En 1963, John Deere entrait dans le domaine de la motoculture de plaisance avec son premier tracteur de jardin, le 110.
Depuis lors, la gamme de produits destinée aux particuliers et professionnels n’a cessé de grossir et comprend désormais un choix parmi les plus complets du marché. Un marché qui a aussi été particulièrement malmené par des productions low-cost et commercialisées massivement par la grande distribution. John Deere joue dans un tout autre registre avec des appareils techniques conçus pour durer, un réseau et un service de proximité.
Le début de l’aventure
Tout commence à la fin des années 50. Alors que les ingénieurs John Deere sont dans les derniers préparatifs du renouveau de la marque avec la “New Generation”, plusieurs concessionnaires agricoles de la marque sont approchés par des fabricants de matériel de plaisance en quête de nouveaux revendeurs. Parmi eux, Cub Cadet, la jeune marque spécialisée du concurrent International Harvester agace la direction de Moline, qui n’accepte pas de voir son réseau se tâcher d’une autre couleur que le vert et jaune réglementaire. John Deere n’est toutefois pas présent sur ce marché et ne peut imposer à son réseau d’écarter des marques qui ne sont, de prime abord pas concurrentes. A force d’être inquiétée par le comportement de son réseau, la direction prend la décision d’orienter quelques-uns de ses ingénieurs sur l’élaboration d’un petit tracteur compact, polyvalent et qui devra être un vrai John Deere, avec une conception robuste et un design en adéquation avec la nouvelle génération de tracteurs agricoles.
C’est au sein de l’usine John Deere Van Brunt, fraîchement renommée John Deere Horicon dans le Wisconsin que débute la production. L’usine y fabriquait des semoirs, déchaumeurs à disques et autres outils de travail du sol développés par les frères Van Brunt avant d’être rachetée par John Deere en 1911. C’est ici que tout va démarrer pour l’activité espaces verts et qui verra naître la plupart des matériels dédiés aux particuliers et espaces verts, y compris le porteur Gator. En 20 ans, Horicon a d’ailleurs produit 1 million de tondeuses John Deere, essentiellement pour le marché américain, très juteux. Le cap des 5 millions de tondeuses sera même dépassé en 2010.

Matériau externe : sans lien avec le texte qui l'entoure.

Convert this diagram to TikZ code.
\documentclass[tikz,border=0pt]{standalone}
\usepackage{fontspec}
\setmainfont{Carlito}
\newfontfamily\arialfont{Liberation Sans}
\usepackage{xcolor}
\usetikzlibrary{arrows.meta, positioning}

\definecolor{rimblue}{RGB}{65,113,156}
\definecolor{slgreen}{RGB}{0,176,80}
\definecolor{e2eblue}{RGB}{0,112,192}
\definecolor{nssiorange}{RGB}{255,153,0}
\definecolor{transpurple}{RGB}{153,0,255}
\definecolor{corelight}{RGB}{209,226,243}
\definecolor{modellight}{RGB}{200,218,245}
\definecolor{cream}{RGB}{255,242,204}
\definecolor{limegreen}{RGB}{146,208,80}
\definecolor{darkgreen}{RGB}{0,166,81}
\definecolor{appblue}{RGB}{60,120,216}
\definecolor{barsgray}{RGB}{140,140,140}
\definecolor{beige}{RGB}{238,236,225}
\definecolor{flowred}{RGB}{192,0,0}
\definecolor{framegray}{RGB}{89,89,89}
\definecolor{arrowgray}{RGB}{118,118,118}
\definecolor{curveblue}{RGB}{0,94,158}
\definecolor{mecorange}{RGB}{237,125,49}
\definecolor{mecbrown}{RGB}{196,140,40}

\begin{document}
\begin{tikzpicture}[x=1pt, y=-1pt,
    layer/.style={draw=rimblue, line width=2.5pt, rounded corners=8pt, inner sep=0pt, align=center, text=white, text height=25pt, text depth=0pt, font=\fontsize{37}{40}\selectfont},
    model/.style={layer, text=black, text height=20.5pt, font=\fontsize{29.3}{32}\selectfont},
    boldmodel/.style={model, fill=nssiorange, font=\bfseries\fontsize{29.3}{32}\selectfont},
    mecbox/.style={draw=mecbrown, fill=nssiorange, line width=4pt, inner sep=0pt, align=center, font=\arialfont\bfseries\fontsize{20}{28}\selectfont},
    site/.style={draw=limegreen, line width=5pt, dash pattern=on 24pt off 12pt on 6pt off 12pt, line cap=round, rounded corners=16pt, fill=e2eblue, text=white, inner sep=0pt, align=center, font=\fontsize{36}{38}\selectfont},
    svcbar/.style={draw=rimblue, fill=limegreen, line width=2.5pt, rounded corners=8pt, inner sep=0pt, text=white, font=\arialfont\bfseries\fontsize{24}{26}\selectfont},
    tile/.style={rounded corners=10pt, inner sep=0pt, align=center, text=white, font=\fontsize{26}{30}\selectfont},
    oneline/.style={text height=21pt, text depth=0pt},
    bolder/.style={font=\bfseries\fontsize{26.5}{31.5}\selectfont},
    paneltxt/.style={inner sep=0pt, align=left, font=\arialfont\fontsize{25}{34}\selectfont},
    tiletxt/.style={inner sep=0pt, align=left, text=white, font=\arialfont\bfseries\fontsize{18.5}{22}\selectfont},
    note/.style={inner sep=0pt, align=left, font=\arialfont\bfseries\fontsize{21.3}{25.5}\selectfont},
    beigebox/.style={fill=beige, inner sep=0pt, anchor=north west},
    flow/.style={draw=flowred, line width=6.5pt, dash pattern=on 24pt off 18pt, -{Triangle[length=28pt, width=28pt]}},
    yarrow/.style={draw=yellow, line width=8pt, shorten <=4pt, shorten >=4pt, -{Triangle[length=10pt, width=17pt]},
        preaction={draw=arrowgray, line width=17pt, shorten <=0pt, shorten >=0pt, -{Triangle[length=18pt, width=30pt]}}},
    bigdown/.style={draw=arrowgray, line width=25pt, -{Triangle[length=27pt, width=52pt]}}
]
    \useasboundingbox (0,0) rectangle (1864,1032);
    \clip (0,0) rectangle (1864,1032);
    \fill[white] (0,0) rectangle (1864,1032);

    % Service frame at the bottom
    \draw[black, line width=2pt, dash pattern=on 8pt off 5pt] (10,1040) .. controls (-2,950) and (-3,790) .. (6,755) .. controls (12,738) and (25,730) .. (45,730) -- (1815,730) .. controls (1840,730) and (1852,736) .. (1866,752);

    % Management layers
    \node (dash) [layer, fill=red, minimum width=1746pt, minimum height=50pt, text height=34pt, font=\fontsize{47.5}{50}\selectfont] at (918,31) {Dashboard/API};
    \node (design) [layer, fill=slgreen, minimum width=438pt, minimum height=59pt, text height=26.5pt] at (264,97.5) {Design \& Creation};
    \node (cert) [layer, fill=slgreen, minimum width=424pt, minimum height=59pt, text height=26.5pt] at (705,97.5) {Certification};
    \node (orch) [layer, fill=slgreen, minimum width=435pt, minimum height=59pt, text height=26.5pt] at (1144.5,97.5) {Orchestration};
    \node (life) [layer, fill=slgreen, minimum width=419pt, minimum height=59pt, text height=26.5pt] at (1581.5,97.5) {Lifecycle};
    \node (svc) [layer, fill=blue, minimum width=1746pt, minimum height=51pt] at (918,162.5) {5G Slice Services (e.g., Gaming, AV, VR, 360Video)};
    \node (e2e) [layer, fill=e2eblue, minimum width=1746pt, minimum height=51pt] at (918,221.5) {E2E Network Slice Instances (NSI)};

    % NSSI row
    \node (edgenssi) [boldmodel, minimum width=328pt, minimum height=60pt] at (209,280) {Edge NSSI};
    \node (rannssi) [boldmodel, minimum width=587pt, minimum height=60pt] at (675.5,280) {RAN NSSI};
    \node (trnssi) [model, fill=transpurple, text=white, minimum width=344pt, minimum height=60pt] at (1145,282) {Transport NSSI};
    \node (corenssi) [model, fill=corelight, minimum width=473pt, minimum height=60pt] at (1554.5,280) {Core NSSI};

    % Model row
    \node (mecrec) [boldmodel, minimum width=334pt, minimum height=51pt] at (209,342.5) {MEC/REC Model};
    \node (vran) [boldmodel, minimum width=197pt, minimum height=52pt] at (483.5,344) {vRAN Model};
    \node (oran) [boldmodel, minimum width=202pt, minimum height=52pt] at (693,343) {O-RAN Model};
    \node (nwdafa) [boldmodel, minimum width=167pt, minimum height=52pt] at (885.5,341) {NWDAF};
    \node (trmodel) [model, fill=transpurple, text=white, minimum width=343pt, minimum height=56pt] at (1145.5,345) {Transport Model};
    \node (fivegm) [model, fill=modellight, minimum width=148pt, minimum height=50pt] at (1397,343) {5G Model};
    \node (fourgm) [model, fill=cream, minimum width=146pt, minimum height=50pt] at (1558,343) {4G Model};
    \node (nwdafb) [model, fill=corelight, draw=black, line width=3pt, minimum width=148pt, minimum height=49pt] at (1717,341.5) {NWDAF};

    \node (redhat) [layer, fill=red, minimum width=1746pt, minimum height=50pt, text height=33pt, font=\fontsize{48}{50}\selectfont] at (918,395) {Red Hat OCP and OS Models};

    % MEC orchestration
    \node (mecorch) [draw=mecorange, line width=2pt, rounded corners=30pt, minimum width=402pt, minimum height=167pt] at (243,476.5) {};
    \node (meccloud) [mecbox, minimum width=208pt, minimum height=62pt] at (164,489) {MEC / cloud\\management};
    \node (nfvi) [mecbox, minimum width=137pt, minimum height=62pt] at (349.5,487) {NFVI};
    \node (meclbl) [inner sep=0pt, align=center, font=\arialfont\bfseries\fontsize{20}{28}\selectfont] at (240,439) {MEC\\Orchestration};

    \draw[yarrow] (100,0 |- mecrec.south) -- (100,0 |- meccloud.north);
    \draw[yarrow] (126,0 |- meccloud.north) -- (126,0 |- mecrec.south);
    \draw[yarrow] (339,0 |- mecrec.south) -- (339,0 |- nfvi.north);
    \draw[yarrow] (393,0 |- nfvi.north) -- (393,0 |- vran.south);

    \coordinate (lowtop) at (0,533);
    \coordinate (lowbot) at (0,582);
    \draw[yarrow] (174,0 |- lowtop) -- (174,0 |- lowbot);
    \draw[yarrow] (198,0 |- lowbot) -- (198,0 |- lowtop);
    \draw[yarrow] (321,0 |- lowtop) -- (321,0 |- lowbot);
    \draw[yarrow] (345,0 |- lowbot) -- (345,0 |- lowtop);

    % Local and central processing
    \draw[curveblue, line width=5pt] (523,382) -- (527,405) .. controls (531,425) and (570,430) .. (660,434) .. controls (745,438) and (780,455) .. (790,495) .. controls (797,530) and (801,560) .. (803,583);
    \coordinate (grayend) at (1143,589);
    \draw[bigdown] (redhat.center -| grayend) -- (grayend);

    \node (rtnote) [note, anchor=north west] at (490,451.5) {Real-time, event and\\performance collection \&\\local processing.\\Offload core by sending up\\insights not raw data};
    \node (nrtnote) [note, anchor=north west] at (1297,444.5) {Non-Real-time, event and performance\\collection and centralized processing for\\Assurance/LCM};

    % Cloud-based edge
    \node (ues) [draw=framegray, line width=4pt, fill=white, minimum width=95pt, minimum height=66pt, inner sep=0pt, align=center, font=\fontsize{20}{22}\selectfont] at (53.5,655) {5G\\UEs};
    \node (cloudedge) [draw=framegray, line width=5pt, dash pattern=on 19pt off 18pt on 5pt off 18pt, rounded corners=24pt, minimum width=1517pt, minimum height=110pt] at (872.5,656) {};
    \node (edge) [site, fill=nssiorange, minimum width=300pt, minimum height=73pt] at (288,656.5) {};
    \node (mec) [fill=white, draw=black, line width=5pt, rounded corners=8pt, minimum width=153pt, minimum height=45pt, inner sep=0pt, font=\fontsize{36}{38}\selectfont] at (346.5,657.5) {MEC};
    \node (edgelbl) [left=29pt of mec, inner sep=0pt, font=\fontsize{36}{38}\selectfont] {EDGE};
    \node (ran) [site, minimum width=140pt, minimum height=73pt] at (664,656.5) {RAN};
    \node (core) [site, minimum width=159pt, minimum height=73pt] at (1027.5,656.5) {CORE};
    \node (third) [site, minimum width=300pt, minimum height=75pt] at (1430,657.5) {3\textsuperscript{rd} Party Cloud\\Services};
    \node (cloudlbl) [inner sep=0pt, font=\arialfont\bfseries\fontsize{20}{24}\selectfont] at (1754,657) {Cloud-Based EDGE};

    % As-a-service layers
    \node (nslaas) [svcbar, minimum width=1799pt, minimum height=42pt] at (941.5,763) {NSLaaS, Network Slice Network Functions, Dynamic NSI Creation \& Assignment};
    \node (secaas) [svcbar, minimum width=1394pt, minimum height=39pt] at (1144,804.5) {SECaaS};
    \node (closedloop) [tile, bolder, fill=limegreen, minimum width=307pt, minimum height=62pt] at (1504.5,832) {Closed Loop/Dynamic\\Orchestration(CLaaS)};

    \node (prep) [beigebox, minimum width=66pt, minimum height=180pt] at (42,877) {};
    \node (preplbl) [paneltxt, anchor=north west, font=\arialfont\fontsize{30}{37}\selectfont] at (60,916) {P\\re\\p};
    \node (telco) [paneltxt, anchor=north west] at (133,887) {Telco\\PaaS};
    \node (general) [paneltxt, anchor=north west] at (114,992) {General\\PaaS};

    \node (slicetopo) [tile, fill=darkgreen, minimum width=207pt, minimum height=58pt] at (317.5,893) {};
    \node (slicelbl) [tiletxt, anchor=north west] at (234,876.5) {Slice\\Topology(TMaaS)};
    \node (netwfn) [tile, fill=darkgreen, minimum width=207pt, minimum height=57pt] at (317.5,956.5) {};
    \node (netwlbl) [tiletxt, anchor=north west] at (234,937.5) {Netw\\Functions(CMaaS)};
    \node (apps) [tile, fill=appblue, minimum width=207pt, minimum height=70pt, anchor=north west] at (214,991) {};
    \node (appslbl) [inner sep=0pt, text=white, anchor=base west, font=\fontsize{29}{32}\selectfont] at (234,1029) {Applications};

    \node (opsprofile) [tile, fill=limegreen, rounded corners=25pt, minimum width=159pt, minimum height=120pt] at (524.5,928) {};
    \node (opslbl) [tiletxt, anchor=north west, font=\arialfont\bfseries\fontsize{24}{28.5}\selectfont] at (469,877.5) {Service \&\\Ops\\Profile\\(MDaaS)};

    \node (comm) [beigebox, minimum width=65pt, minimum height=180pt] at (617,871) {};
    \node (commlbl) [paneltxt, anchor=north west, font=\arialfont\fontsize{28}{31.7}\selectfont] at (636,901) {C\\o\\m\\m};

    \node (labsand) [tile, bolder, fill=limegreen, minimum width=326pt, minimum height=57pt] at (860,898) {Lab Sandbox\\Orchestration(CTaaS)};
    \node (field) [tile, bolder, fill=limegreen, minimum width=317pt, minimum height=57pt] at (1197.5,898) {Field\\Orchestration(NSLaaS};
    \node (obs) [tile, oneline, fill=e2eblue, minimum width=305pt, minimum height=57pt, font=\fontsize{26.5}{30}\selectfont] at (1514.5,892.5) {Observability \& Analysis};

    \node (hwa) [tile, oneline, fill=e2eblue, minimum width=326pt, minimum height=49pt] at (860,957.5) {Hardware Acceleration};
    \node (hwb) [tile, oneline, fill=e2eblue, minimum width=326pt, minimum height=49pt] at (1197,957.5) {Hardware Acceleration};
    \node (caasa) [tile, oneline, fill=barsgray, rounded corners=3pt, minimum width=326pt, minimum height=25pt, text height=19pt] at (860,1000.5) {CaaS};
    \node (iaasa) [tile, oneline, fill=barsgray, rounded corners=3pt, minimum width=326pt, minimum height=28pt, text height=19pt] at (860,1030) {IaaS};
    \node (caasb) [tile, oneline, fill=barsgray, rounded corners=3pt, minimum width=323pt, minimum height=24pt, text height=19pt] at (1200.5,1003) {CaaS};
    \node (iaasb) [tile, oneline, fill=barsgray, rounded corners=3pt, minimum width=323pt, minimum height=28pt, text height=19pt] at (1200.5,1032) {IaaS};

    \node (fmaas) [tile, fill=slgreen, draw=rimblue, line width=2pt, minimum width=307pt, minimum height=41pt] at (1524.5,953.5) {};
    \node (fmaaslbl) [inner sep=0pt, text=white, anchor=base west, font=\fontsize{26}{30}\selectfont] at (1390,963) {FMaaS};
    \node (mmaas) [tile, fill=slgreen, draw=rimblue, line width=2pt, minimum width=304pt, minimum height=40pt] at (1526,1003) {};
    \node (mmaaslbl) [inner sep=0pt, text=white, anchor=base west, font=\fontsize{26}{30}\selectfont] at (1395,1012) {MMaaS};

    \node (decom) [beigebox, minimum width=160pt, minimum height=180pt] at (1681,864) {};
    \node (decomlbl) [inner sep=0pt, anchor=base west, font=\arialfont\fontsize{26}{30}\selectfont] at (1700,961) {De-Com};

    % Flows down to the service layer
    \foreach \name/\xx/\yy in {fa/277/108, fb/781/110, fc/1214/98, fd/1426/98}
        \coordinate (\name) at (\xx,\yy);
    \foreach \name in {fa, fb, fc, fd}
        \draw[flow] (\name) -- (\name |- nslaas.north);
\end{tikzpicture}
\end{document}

Une enquête menée auprès des concessionnaires démontre un soutien fort pour que le projet 110, ce qui motive considérablement la direction à raccourcir les échéances. Si Horicon pouvait concevoir, tester et débuter la production du premier tracteur de jardin en juillet 1963, alors le projet serait validé. Les ingénieurs, concepteurs, spécialistes du marketing et revendeurs John Deere étaient prêts à le lancer à l’été 1963, comme cela avait été planifié. Les objectifs de ventes sont établis à Horicon en mai, avec le premier modèle de production 110, numéro de série 02551, achevé le 27 juin 1963. Un millier de tracteurs est construit entre juin et août de la même année pour être vendus immédiatement chez les concessionnaires du nord-est des États-Unis. Le 110 fait un tabac malgré un prix coquet de 1.150 dollars de base, soit près de 20 à 30% plus cher que la concurrence.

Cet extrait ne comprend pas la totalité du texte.